The sheriff, who fired Valentine last April for lying about her actions, testified that he wouldn’t have let her go had he known she couldn’t recall events due to a an alcoholic blackout (she completed detox and drug rehab programs before she was fired). But Croll said, “It appears he had that [blackout] information, but for some reason it was not a part of [Reichert’s] decision-making process.”

Some officers and union officials argue hearing records show that Vanderwalker, in particular, has been wrongly portrayed in newspaper and TV reports that have focused on the sheriff’s criticisms rather than the department’s shortcomings. “Let’s just hope,” says a middle-rank officer, “our external investigations are nothing like the internal ones.”

Others claim that Reichert, facing re-election, is making politicized decisions.

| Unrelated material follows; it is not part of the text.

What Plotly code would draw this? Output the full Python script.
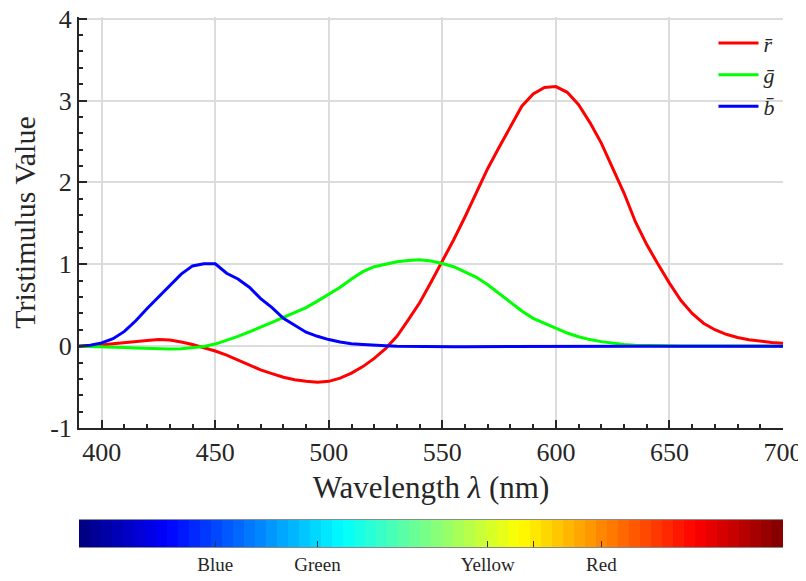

In his ruling, arbiter Croll implied that the department lacks uniformity in its discipline. After reviewing 22 dishonesty complaints, he found “a considerable disparity in the nature of the charges and the handling of them.”

According to separate documents, another female deputy who had lied about drinking a half-glass of beer on duty (she was ratted on by a fellow officer for whom she had bought lunch that day) wasn’t fired. She confessed, like Valentine, after the department undertook an extensive probe that included gaining copies of her lunch tab and interviewing servers.

Reichert says lying is the cardinal sin in internal probes. Apparently that’s why a sergeant in another internal case was merely disciplined and demoted, even though his violations were considerably more than a bar brawl: He had sex with a married woman in a government building; gave her sheriff’s supplies, access codes to county buildings, and keys to county police cars; and ran up an extensive county cell phone bill. However, the department says, he didn’t lie about it.

Valentine, like Vanderwalker, is back at work. The department’s appeal in Vanderwalker’s case awaits a county judge’s ruling.